Monday, August 10, 2009

The Land of the Lost


It's been raining in Stillwater. Great big GUSHING afternoons of rain with wind and lightening and a drop in temperature that I'm craving more than sugar or caffeine. I'll stand outside watching until small limbs begin to snap or the the tornado sirens go off. They do. Frequently. It's raw, primitive weather than seems oddly misplaced in this benign and quiet town. And it's wonderful.

I leave to go back to Nevada in a week or two. I'll be driving part of the way with friend Anna who's leaving for art school and then either train or bus the remainder of the trip. There are oddly merits to both. The train is easier to sleep on. The bus is cheaper and oddly quicker. Both offer opportunities for reading and zoning. Playing silly games on the laptop and tenacity. It takes a special patience to deal with the bus and I'm glad I have it. I don't fly. I will avoid it unless it's simply impossible to do otherwise.

The cats are circling. The storm has made them restless. They've hunted fiercely lately and while I don't like living mice...dead ones aren't so much fun either. You can't be mad at a cat for being a cat. Shudder. Shudder.
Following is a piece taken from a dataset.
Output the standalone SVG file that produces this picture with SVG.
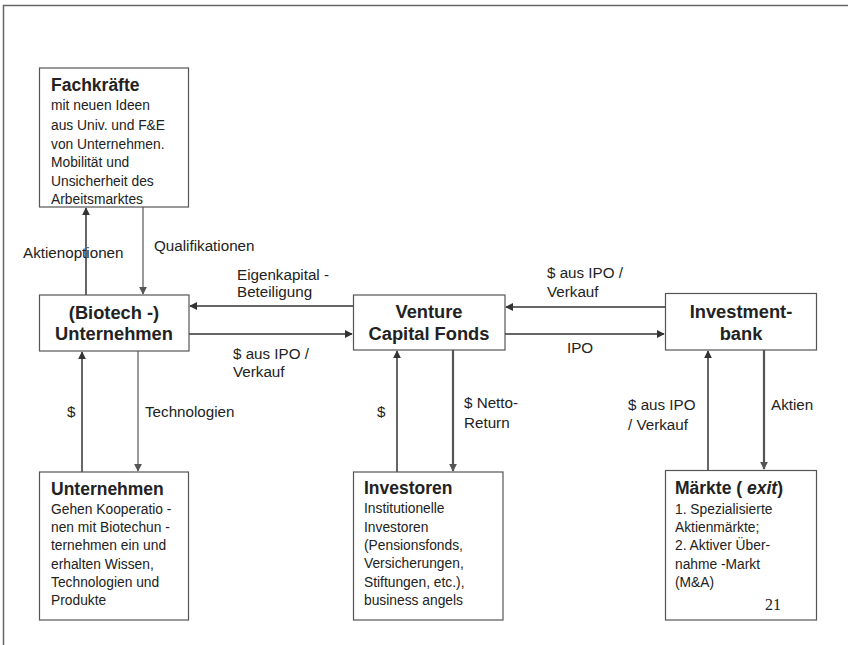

I'll be sad to give up playing with glass for a while. Melting glass has given me a fresh awareness of color and new found patience. To make and sell what I make is infinitely more rewarding than to buy and resell and I'm grateful I've had this opportunity. Here's to summer. I hope you've all been as blessed as I have.

Friday, August 7, 2009

Top Ten Reasons I Like the Post Office


1) Free boxes, envelopes, address labels, and tape.


2) They turn down their air conditioning to sub arctic levels.
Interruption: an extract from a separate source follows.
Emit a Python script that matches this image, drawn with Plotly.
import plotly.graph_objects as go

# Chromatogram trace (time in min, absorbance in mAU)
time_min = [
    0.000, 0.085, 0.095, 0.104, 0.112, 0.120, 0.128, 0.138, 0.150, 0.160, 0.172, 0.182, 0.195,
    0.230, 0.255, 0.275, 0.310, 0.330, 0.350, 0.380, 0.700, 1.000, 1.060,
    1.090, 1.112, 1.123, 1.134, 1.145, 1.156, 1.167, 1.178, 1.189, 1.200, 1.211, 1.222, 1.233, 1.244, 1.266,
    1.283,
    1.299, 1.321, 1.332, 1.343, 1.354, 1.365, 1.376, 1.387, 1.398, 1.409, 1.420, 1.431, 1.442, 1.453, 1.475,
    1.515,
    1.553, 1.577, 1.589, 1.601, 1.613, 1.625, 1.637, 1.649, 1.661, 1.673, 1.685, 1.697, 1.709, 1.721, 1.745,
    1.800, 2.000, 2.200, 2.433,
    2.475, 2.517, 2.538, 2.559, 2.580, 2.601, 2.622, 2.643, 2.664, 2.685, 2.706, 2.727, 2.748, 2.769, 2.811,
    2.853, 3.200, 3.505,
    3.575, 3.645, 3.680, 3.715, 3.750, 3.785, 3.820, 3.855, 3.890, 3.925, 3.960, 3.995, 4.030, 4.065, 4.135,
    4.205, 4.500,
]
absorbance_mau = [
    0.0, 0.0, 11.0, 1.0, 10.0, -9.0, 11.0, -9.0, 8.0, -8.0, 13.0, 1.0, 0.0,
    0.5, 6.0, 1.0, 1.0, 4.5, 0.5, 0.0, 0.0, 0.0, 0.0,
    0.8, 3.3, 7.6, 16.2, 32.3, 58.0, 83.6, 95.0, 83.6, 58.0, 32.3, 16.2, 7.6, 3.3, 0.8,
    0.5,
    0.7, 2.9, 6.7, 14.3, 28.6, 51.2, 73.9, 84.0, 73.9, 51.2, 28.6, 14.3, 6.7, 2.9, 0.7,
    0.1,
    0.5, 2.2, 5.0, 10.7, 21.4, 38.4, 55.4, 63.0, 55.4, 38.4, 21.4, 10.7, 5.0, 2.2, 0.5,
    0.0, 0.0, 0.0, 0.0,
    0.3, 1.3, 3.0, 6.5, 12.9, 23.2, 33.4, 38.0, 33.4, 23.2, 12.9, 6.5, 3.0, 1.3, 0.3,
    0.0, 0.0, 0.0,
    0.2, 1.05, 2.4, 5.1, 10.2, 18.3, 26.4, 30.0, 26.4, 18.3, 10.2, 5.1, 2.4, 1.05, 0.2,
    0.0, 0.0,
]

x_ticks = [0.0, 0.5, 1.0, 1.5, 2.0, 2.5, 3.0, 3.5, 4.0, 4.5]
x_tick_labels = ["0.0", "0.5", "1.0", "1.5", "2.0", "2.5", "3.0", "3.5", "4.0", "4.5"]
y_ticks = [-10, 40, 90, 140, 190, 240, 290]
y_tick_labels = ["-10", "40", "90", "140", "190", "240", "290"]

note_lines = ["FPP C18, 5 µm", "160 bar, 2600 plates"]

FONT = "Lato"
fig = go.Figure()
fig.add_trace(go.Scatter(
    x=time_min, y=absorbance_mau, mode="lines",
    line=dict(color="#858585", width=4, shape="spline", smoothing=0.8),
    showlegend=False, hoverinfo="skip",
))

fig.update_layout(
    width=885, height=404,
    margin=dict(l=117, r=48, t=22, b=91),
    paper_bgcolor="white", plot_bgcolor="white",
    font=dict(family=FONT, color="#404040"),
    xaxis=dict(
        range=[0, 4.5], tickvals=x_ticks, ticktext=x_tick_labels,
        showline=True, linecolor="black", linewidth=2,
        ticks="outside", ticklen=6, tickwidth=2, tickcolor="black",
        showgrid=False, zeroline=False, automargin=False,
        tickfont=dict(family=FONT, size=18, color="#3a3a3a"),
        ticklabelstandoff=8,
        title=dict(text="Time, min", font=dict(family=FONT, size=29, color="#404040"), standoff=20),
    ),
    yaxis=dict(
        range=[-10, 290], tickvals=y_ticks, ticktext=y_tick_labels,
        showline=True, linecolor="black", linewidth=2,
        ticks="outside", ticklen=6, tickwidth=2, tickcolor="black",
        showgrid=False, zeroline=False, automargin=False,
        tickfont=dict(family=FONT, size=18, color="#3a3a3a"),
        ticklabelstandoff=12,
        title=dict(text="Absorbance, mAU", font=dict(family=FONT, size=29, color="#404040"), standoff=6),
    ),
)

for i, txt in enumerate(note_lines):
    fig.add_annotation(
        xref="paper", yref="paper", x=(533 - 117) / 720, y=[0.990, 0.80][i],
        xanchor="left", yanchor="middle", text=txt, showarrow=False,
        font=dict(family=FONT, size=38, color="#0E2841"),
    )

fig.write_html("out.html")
3) The single most charming man in Stillwater, OK works there.


4) The horrid lady doesn't seem to work there anymore.


5) It's cheaper than UPS.


6) I have no social life.


7) First class International...so cheap!


8) After mailing 9 million packages, I am a regular.


9) Cash back with my debit card--as my banks nearest atm is 40 miles away.


10) In 10 years only three packages missing.

Saturday, August 1, 2009

Lampworking 101


I'm once again trying to challenge myself to DO something with all of these beads I'm making. So here's project #1--Easy Ivory and Copper Earrings. The lampwork I made. The findings including the copper rings I bought at Hobby Lobby. (Please please please only purchase when half off which is about every other week.) The filigree balls at the bottom I'll post on ebay along with a set of silvered ivory lampworked rounds. (If you don't have a Hobby Lobby near, holler and I'll help you obtain some.)


Friday, July 31, 2009

Sons and Daughters.


I have a great capacity towards self indulgence. The center of the universe is about two inches left of my couch. Occasionally I'm hurled into awareness. A friend's adult daughter is missing. A woman in her late thirties with over a decade's history of schizophrenia. She left Oklahoma and has puts thousands of miles on the family car driving in and out of New Mexico, Texas, Colorado, Arizona, and Kansas. Her gas card has well over a thousand dollars in charges from the last two weeks. Somewhere along the line she shaved her head. Last seen in Burlington Colorado, the sheriff's department put her up in a motel after she was evaluated as neither a danger to herself or society. On foot, now, she was gone the next morning.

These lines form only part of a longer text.